**TASK DETAILS**.
Only a number is wanted here: the number of lines of the data that include "chart".
[Begin DATA PROVIDED]
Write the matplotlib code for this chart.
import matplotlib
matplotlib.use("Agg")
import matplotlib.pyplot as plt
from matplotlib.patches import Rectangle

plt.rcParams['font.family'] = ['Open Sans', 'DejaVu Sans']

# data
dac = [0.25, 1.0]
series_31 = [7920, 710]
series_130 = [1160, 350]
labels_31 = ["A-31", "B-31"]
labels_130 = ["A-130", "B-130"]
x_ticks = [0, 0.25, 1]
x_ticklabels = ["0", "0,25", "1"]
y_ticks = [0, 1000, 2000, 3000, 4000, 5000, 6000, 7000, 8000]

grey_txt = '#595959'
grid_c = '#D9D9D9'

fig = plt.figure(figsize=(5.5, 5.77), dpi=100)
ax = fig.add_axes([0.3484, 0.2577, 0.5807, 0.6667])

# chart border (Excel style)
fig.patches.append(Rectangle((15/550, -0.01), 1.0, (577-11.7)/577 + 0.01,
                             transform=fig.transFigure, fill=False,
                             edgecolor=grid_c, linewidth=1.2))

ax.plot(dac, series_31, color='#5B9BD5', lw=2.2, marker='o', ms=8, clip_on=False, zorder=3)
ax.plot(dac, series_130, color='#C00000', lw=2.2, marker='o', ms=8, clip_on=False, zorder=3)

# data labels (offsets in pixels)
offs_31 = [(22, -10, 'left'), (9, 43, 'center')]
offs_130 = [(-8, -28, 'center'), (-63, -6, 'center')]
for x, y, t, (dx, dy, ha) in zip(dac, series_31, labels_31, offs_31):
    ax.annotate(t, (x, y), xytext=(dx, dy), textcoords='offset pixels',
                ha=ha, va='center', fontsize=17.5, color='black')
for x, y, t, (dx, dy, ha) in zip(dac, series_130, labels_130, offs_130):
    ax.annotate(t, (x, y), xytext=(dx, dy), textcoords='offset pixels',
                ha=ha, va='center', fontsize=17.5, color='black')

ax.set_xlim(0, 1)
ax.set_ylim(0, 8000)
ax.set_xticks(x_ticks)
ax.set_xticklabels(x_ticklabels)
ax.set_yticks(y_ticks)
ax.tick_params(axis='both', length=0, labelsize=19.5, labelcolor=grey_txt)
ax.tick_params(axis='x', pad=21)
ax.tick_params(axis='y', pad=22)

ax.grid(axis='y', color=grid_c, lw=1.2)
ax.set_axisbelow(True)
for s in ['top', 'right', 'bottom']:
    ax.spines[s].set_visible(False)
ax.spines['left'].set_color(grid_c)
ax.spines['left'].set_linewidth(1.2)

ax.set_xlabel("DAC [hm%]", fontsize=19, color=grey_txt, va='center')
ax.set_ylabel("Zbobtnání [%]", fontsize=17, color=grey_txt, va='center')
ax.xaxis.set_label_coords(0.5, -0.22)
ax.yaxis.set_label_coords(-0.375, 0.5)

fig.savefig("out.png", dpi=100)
[End DATA PROVIDED]
**EXERCISE OUTPUT**.
2